▶ [WHAT IS REQUIRED] Exact reproduction of the data is required, with images excluded.

▶ [SUPPLIED INFORMATION]

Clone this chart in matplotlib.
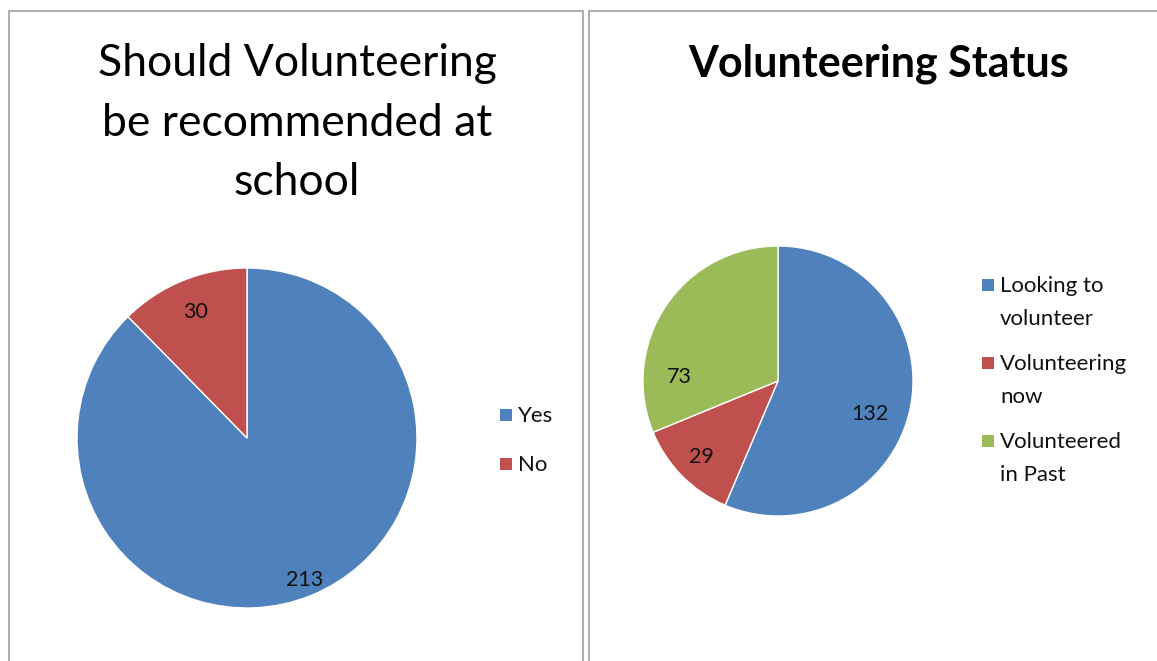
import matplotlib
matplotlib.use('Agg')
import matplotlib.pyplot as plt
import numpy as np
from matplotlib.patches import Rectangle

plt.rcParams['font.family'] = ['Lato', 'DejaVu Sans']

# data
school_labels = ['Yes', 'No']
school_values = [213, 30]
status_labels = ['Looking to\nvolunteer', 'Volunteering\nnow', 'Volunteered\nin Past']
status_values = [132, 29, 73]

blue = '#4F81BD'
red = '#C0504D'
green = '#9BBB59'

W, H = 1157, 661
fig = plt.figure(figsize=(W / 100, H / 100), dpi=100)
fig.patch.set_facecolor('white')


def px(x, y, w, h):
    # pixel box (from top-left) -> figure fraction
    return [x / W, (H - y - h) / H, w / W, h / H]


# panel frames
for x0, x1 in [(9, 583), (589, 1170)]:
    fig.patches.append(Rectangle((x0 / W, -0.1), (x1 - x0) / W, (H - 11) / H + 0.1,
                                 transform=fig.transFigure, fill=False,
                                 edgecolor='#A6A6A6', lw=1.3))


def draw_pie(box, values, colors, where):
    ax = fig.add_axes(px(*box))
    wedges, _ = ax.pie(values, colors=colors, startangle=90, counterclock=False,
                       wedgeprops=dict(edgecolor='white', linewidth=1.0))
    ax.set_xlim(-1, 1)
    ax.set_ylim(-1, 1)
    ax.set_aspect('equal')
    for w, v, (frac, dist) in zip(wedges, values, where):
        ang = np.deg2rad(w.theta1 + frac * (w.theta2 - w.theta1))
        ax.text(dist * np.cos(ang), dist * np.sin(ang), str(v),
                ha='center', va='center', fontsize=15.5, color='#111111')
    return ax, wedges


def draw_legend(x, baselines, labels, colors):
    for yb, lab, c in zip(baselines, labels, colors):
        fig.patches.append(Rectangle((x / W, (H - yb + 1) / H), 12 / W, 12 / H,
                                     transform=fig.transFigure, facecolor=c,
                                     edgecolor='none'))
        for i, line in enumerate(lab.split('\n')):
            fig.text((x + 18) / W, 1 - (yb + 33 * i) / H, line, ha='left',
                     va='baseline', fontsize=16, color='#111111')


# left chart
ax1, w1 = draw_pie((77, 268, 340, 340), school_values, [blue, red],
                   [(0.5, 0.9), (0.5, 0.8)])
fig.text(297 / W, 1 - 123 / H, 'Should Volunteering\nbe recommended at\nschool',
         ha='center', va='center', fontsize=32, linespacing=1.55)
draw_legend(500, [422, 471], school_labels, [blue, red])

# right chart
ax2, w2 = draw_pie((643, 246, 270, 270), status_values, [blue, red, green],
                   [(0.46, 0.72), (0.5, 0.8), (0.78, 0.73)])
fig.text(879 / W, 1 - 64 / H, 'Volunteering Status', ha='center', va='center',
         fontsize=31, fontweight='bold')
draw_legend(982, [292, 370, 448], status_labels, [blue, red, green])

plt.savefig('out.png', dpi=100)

▶ [RESPONSE TO THIS EXERCISE]
Clone this chart in matplotlib.
import matplotlib
matplotlib.use('Agg')
import matplotlib.pyplot as plt
import numpy as np
from matplotlib.patches import Rectangle

plt.rcParams['font.family'] = ['Lato', 'DejaVu Sans']

# data
school_labels = ['Yes', 'No']
school_values = [213, 30]
status_labels = ['Looking to\nvolunteer', 'Volunteering\nnow', 'Volunteered\nin Past']
status_values = [132, 29, 73]

blue = '#4F81BD'
red = '#C0504D'
green = '#9BBB59'

W, H = 1157, 661
fig = plt.figure(figsize=(W / 100, H / 100), dpi=100)
fig.patch.set_facecolor('white')


def px(x, y, w, h):
    # pixel box (from top-left) -> figure fraction
    return [x / W, (H - y - h) / H, w / W, h / H]


# panel frames
for x0, x1 in [(9, 583), (589, 1170)]:
    fig.patches.append(Rectangle((x0 / W, -0.1), (x1 - x0) / W, (H - 11) / H + 0.1,
                                 transform=fig.transFigure, fill=False,
                                 edgecolor='#A6A6A6', lw=1.3))


def draw_pie(box, values, colors, where):
    ax = fig.add_axes(px(*box))
    wedges, _ = ax.pie(values, colors=colors, startangle=90, counterclock=False,
                       wedgeprops=dict(edgecolor='white', linewidth=1.0))
    ax.set_xlim(-1, 1)
    ax.set_ylim(-1, 1)
    ax.set_aspect('equal')
    for w, v, (frac, dist) in zip(wedges, values, where):
        ang = np.deg2rad(w.theta1 + frac * (w.theta2 - w.theta1))
        ax.text(dist * np.cos(ang), dist * np.sin(ang), str(v),
                ha='center', va='center', fontsize=15.5, color='#111111')
    return ax, wedges


def draw_legend(x, baselines, labels, colors):
    for yb, lab, c in zip(baselines, labels, colors):
        fig.patches.append(Rectangle((x / W, (H - yb + 1) / H), 12 / W, 12 / H,
                                     transform=fig.transFigure, facecolor=c,
                                     edgecolor='none'))
        for i, line in enumerate(lab.split('\n')):
            fig.text((x + 18) / W, 1 - (yb + 33 * i) / H, line, ha='left',
                     va='baseline', fontsize=16, color='#111111')


# left chart
ax1, w1 = draw_pie((77, 268, 340, 340), school_values, [blue, red],
                   [(0.5, 0.9), (0.5, 0.8)])
fig.text(297 / W, 1 - 123 / H, 'Should Volunteering\nbe recommended at\nschool',
         ha='center', va='center', fontsize=32, linespacing=1.55)
draw_legend(500, [422, 471], school_labels, [blue, red])

# right chart
ax2, w2 = draw_pie((643, 246, 270, 270), status_values, [blue, red, green],
                   [(0.46, 0.72), (0.5, 0.8), (0.78, 0.73)])
fig.text(879 / W, 1 - 64 / H, 'Volunteering Status', ha='center', va='center',
         fontsize=31, fontweight='bold')
draw_legend(982, [292, 370, 448], status_labels, [blue, red, green])

plt.savefig('out.png', dpi=100)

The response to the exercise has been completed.